Ellen D

Ellen D

I had a very challenging experience with the birth of my son 5 years ago. I was 27, the first in my generation to have a child and I needed to get induced (5 days overdue). I come from a line of strong Mediterranean women who have all given birth vaginally with limited pain relief, so the pressure to follow suit was daunting and added a mental and emotional strain on top of the challenges that were to come in my labour. The process of induction and the hormone drip was excruciating, and no one prepared me or my support (husband and mother) for the distress that it brought on to all of us in the delivery room. The pain was something else, I can’t even describe it, and at times I felt like I was drifting in and out of consciousness. I was in such a state, screaming, desperately wanting the pain to stop, to the point that my mother had to be taken out of the room as she was about to faint from my trauma. I was 5cm dilated and feeling delirious, and at that point I begged for an epidural. After it started to take effect, I managed to catch a break, but after trying to push for 10-15minutes my obstetrician advised that my boy was not turning into my birth canal and I needed to go into surgery to try other options, and potentially an emergency caesarean if nothing else worked.
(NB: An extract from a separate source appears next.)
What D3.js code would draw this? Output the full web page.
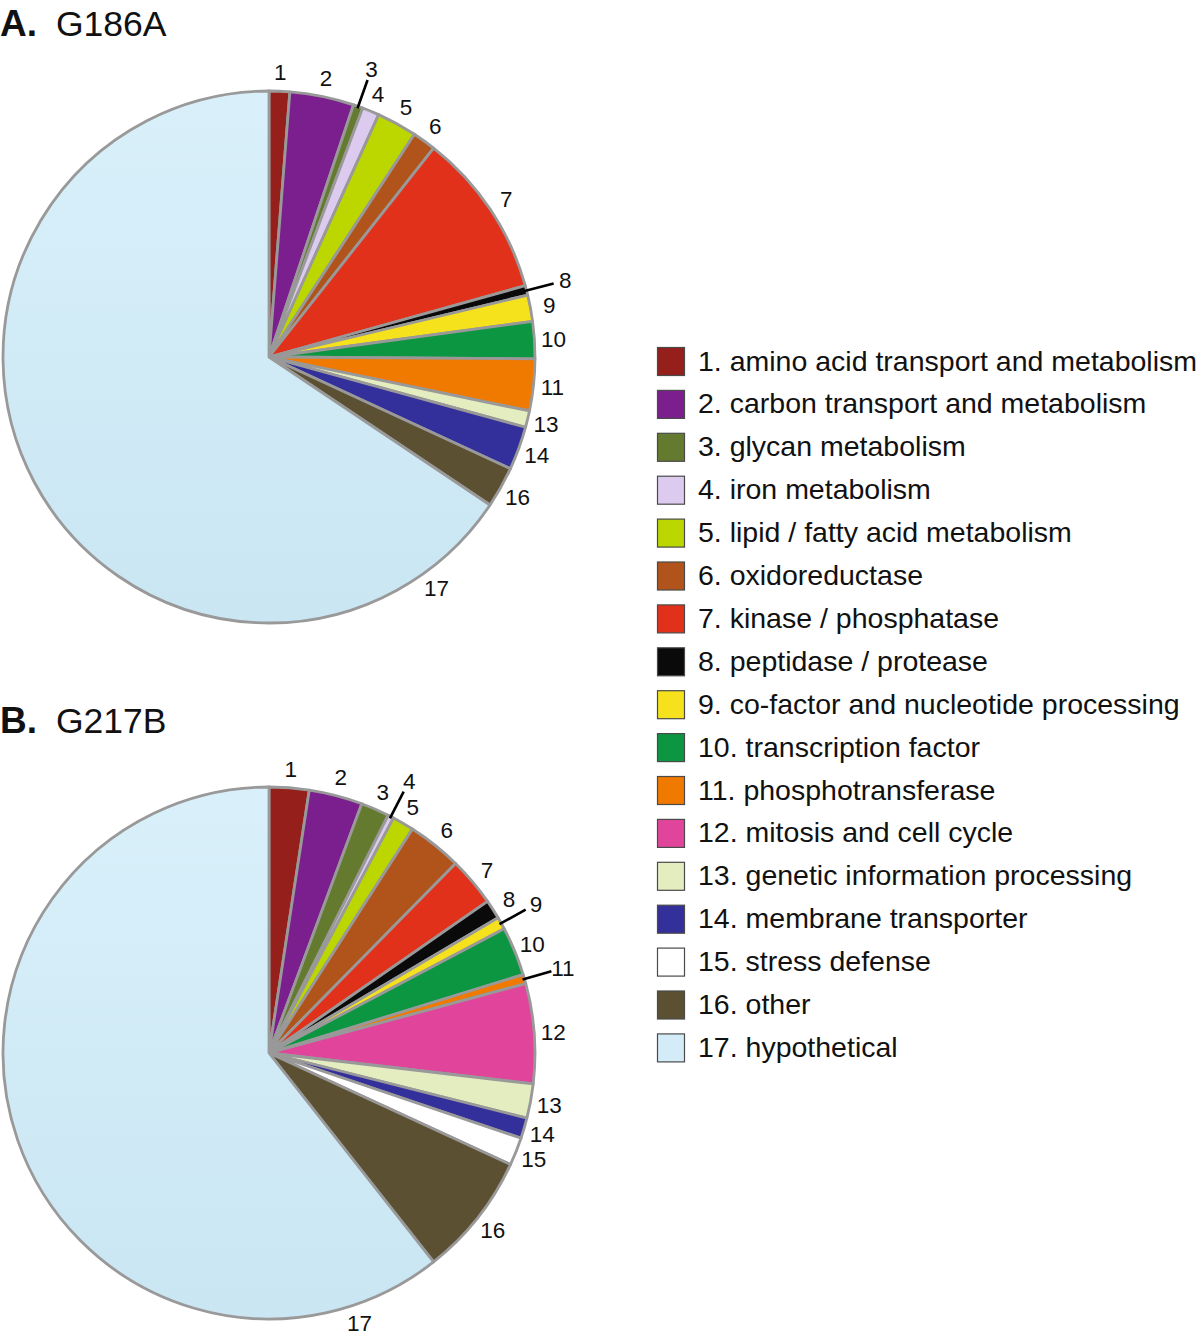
<!DOCTYPE html>
<html>
<head>
<meta charset="utf-8">
<script src="https://cdn.jsdelivr.net/npm/d3@7"></script>
<style>
  html, body { margin: 0; padding: 0; background: #fff; }
  svg { display: block; font-family: "Liberation Sans", Arial, Helvetica, sans-serif; }
</style>
</head>
<body>
<svg id="chart" width="1200" height="1335"></svg>
<script>
// ---------------- data ----------------
const categoryNumbers = [1, 2, 3, 4, 5, 6, 7, 8, 9, 10, 11, 12, 13, 14, 15, 16, 17];
const categories = [
  "amino acid transport and metabolism",
  "carbon transport and metabolism",
  "glycan metabolism",
  "iron metabolism",
  "lipid / fatty acid metabolism",
  "oxidoreductase",
  "kinase / phosphatase",
  "peptidase / protease",
  "co-factor and nucleotide processing",
  "transcription factor",
  "phosphotransferase",
  "mitosis and cell cycle",
  "genetic information processing",
  "membrane transporter",
  "stress defense",
  "other",
  "hypothetical"
];
const categoryColors = [
  "#941f1b", "#7c1f8e", "#647a2f", "#dccbee", "#bcd600", "#b1541b",
  "#e1311a", "#0a0a0a", "#f6e21c", "#0d9641", "#f07900", "#e0459b",
  "#e3edc0", "#34309b", "#ffffff", "#5c5033", "#d3ecf7"
];
// percent of genes per category
const g186aValues = [1.25, 3.9, 0.58, 1.03, 2.44, 1.42, 10.06, 0.58, 1.6, 2.25, 3.14, 0, 1.0, 2.64, 0, 2.5, 65.6];
const g217bValues = [2.42, 3.25, 1.72, 0.36, 1.31, 3.31, 2.97, 1.17, 0.75, 2.97, 0.56, 6.06, 2.08, 1.25, 1.69, 7.5, 60.6];
const panelLetters = ["A.", "B."];
const panelNames = ["G186A", "G217B"];

// ---------------- layout ----------------
const panels = [
  { values: g186aValues, cx: 269, cy: 357, titleY: 36, leaders: [3, 8], angleOverride: { 17: 144 } },
  { values: g217bValues, cx: 269, cy: 1053, titleY: 733, leaders: [4, 9, 11], angleOverride: { 17: 161.5 } }
];
const R = 266;
const svg = d3.select("#chart");

const defs = svg.append("defs");
const grad = defs.append("linearGradient").attr("id", "blueGrad")
  .attr("x1", 0).attr("y1", 0).attr("x2", 0).attr("y2", 1);
grad.append("stop").attr("offset", "0%").attr("stop-color", "#d9f0fa");
grad.append("stop").attr("offset", "100%").attr("stop-color", "#c9e6f2");

const pie = d3.pie().sort(null).value(d => d.value).startAngle(0).endAngle(2 * Math.PI);
const arc = d3.arc().innerRadius(0).outerRadius(R);

function polar(angleDeg, r) {
  const a = angleDeg * Math.PI / 180;
  return [r * Math.sin(a), -r * Math.cos(a)];
}

panels.forEach((p, pi) => {
  // title
  const t = svg.append("text").attr("x", 0).attr("y", p.titleY)
    .attr("font-size", 37).attr("fill", "#111");
  t.append("tspan").attr("font-weight", "bold").text(panelLetters[pi]);
  t.append("tspan").attr("x", 56).attr("font-size", 35.5).text(panelNames[pi]);

  const data = categoryNumbers.map((n, i) => ({ n, value: p.values[i], color: categoryColors[i] }));
  const arcs = pie(data).filter(d => d.data.value > 0);

  const g = svg.append("g").attr("transform", `translate(${p.cx},${p.cy})`);
  g.selectAll("path.slice").data(arcs).join("path")
    .attr("class", "slice")
    .attr("d", arc)
    .attr("fill", d => d.data.n === 17 ? "url(#blueGrad)" : d.data.color)
    .attr("stroke", "#999999")
    .attr("stroke-width", 2.8)
    .attr("stroke-linejoin", "round");

  arcs.forEach(d => {
    const mid = (d.startAngle + d.endAngle) / 2 * 180 / Math.PI;
    const ang = p.angleOverride[d.data.n] !== undefined ? p.angleOverride[d.data.n] : mid;
    let pos;
    if (p.leaders.includes(d.data.n)) {
      const a = polar(ang, R - 2), b = polar(ang, R + 28);
      g.append("line").attr("x1", a[0]).attr("y1", a[1]).attr("x2", b[0]).attr("y2", b[1])
        .attr("stroke", "#000").attr("stroke-width", 2.6);
      pos = polar(ang, R + 40);
    } else {
      pos = polar(ang, R + 19);
    }
    g.append("text").attr("x", pos[0]).attr("y", pos[1]).attr("dy", "0.36em")
      .attr("text-anchor", "middle").attr("font-size", 22.5).attr("fill", "#111")
      .text(d.data.n);
  });
});

// ---------------- legend ----------------
const legend = svg.append("g").attr("transform", "translate(657,347)");
const rowH = 42.9;
const rows = legend.selectAll("g.row").data(categories).join("g")
  .attr("class", "row")
  .attr("transform", (d, i) => `translate(0,${i * rowH})`);
rows.append("rect").attr("x", 0.5).attr("y", 0.5).attr("width", 27).attr("height", 28)
  .attr("fill", (d, i) => categoryColors[i]).attr("stroke", "#4a4a4a").attr("stroke-width", 1.2);
rows.append("text").attr("x", 41).attr("y", 23.5).attr("font-size", 28.5).attr("fill", "#111")
  .text((d, i) => `${categoryNumbers[i]}. ${d}`);
</script>
</body>
</html>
I was so scared as I was not mentally prepared for major surgery, even though my obstetrician advised me to be open to the chance for it, and I remember looking at my husband and feeling absolutely defeated and that I couldn’t live up to my family’s standards. I ended up having an emergency caesarean as my son was experiencing deep transverse arrest and it wasn’t possible to deliver him vaginally with forceps or a vacuum. With what was meant to be a wonderful moment to meet my son for the first time, I felt like a failure – I couldn’t take the pain, I couldn’t deliver him “naturally”. I feel this disappointment also impacted my physical recovery time, along with the pressure to get better sooner to look after my newborn. This led me into post-natal depression which extended into my relationships. The path to recovery was hard. I needed individual and couples counselling to come to terms with the experience and to help repair my now strained relationship with my husband as the stress and trauma pushed us both to our limits.